Hope and Belief focuses on the universal concepts of belief, faith and loss and concentrates on works by Brassai, Addison Scurlock, Richard Misrach and Edward Grazda.
Memory and Tribute is devoted to works about family, dreams, memoirs and personal narratives and includes pieces by William Eggleston, Eudora Welty and David Driskell.


"When I first started collecting art, I chose works that spoke to me in an immediate, visceral way. Over time, I was increasingly drawn to pieces that addressed tough, universal issues such as racial conflict, hypocrisy, politics and religious intolerance," comments the Washington, DC-based Norrell. "Growing up in the South, I witnessed inequity and dire limitations on freedom. I was one of those Southerners who loved the South but hated the irrationality, hated the cruelty, hated the ignorance disguised by arrogance."



The daughter of two members of Congress from Arkansas, Julia J. Norrell grew up in Monticello, Arkansas and in Washington, DC. She attended The Holton-Arms School, Ohio Wesleyan University, and in 1957, before beginning her law studies at George Washington University, accepted a Fulbright Fellowship to study philosophy at the University of Madras in India.

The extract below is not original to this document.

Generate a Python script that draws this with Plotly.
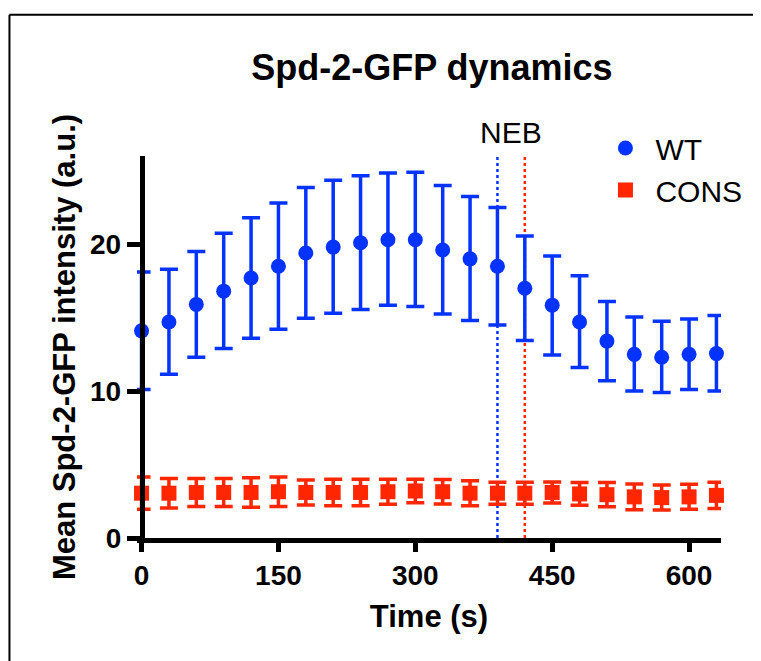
import plotly.graph_objects as go

# ---- data ----
time_s = [0, 30, 60, 90, 120, 150, 180, 210, 240, 270, 300,
          330, 360, 390, 420, 450, 480, 510, 540, 570, 600, 630]

wt_mean = [14.1, 14.7, 15.9, 16.8, 17.7, 18.5, 19.4, 19.8, 20.1, 20.3, 20.3,
           19.6, 19.0, 18.5, 17.0, 15.85, 14.7, 13.4, 12.5, 12.3, 12.5, 12.55]
wt_err_plus = [4.0, 3.6, 3.6, 3.95, 4.1, 4.3, 4.45, 4.55, 4.55, 4.55, 4.6,
               4.4, 4.25, 4.0, 3.55, 3.35, 3.15, 2.7, 2.55, 2.45, 2.4, 2.6]
wt_err_minus = [4.0, 3.55, 3.6, 3.9, 4.1, 4.3, 4.45, 4.5, 4.55, 4.45, 4.55,
                4.35, 4.2, 4.0, 3.55, 3.4, 3.1, 2.7, 2.5, 2.4, 2.4, 2.55]

cons_mean = [3.05, 3.05, 3.1, 3.1, 3.1, 3.15, 3.1, 3.1, 3.1, 3.15, 3.2,
             3.15, 3.05, 3.05, 3.05, 3.1, 3.0, 2.95, 2.8, 2.75, 2.8, 2.9]
cons_err = [1.1, 1.0, 0.95, 0.95, 1.0, 1.0, 0.85, 0.9, 0.9, 0.85, 0.8,
            0.83, 0.85, 0.75, 0.75, 0.72, 0.77, 0.82, 0.87, 0.85, 0.85, 0.9]

neb_wt = 390
neb_cons = 420

x_ticks = [0, 150, 300, 450, 600]
y_ticks = [0, 10, 20]

BLUE = "#0433FF"
RED = "#FF2600"
FONT = "Liberation Sans, Arial, sans-serif"

X_MIN, X_MAX = -5, 635   # small pad so end error caps are not clipped

fig = go.Figure()

fig.add_trace(go.Scatter(
    x=time_s, y=wt_mean, mode="markers", name="WT",
    marker=dict(symbol="circle", size=15, color=BLUE),
    error_y=dict(type="data", symmetric=False, array=wt_err_plus,
                 arrayminus=wt_err_minus, color=BLUE, thickness=3.5, width=9),
    cliponaxis=False,
))
fig.add_trace(go.Scatter(
    x=time_s, y=cons_mean, mode="markers", name="CONS",
    marker=dict(symbol="square", size=15, color=RED),
    error_y=dict(type="data", array=cons_err, color=RED, thickness=3.5, width=9),
    cliponaxis=False,
))

# NEB dotted lines
for xv, col in [(neb_wt, BLUE), (neb_cons, RED)]:
    fig.add_shape(type="line", xref="x", yref="y", x0=xv, x1=xv, y0=0, y1=26,
                  line=dict(color=col, width=2.5, dash="dot"), layer="below")

fig.add_annotation(x=(neb_wt + neb_cons) / 2, y=26, xref="x", yref="y",
                   text="NEB", showarrow=False, yanchor="bottom", yshift=5,
                   font=dict(family=FONT, size=30, color="black"))

# outer frame (left + top edges)
fig.add_shape(type="line", xref="paper", yref="paper", x0=-0.2184, x1=-0.2184,
              y0=1.370, y1=-0.5, line=dict(color="black", width=2))
fig.add_shape(type="line", xref="paper", yref="paper", x0=-0.2184, x1=1.3,
              y0=1.370, y1=1.370, line=dict(color="black", width=2))

fig.update_layout(
    width=761, height=661,
    margin=dict(l=128.94, r=48.46, t=148, b=130.6),
    paper_bgcolor="white", plot_bgcolor="white",
    font=dict(family=FONT, color="black"),
    title=dict(text="<b>Spd-2-GFP dynamics</b>", x=0.557, xanchor="center",
               y=0.9107, yanchor="middle",
               font=dict(family=FONT, size=36, color="black")),
    showlegend=True,
    legend=dict(x=0.785, y=1.089, xanchor="left", yanchor="top",
                font=dict(family=FONT, size=30, color="black"),
                bgcolor="rgba(0,0,0,0)", itemsizing="trace", itemwidth=50),
    xaxis=dict(range=[X_MIN, X_MAX], tickvals=x_ticks, ticktext=[str(v) for v in x_ticks],
               showgrid=False, zeroline=False, showline=True, linecolor="black",
               linewidth=4.5, ticks="outside", ticklen=9, tickwidth=4.5, tickcolor="black",
               tickfont=dict(family=FONT, size=28, color="black", weight="bold"),
               title=dict(text="<b>Time (s)</b>", standoff=16,
                          font=dict(family=FONT, size=31, color="black"))),
    yaxis=dict(range=[0, 26], tickvals=y_ticks, ticktext=[str(v) for v in y_ticks],
               anchor="free", position=(0 - X_MIN) / (X_MAX - X_MIN),
               showgrid=False, zeroline=False, showline=True, linecolor="black",
               linewidth=4.5, ticks="outside", ticklen=13, tickwidth=4.5, tickcolor="black",
               tickfont=dict(family=FONT, size=28, color="black", weight="bold"),
               title=dict(text="<b>Mean Spd-2-GFP intensity (a.u.)</b>", standoff=4,
                          font=dict(family=FONT, size=31, color="black"))),
)

fig.write_html("out.html")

While in India, Norrell traveled with her Leica camera and three lenses and thought about becoming a professional photographer, though ultimately she preferred to view images rather than make them. Norrell has been a lobbyist for all her professional life.



The exhibition catalogue is published by Merrell in association with the Corcoran Gallery of Art. Featuring 130 illustrations (40 in color), the catalogue includes a preface by President Bill Clinton; essays by Jacquelyn Days Serwer, Corcoran Chief Curator, Philip Brookman, Corcoran Senior Curator of Photography and Media Arts, Paul Roth, Corcoran Associate Curator of Photography and Media Arts, Merry A. Foresta, Senior Curator of Photographic Collections for the Smithsonian Institution, and Julia J. Norrell; and biographical information about the featured artists.



Artist Talk: Deborah Luster
Thursday, October 21 at 7 pm
In this free slide-illustrated talk, artist Deborah Luster traces her career as a photographer. The lecture will take place in the Frances and Armand Hammer Auditorium at the Corcoran Gallery of Art. For additional information, call (202) 639-1727.
Family day
Saturday, October 23, 2004, 10 am to 3 pm
This free all-day, all-ages, all-out celebration at DC's neighborhood museum will include art-making workshops, storytelling, live music, theatrical performances, and family tours of the Corcoran's current exhibition Common Ground: Selection from the Collection of Julia J. Norrell. No reservations are required for this event. For additional information, call (202) 639-1727.



Common Ground: Discovering Community in 150 Years of Art, Selections from the Collection of Julia J. Norrell is organized by the Corcoran Gallery of Art and supported by The President's Exhibition Fund.



Following the presentation at the Corcoran, Common Ground: Discovering Community in 150 Years of Art, Selections from the Collection of Julia J. Norrell will begin a national tour.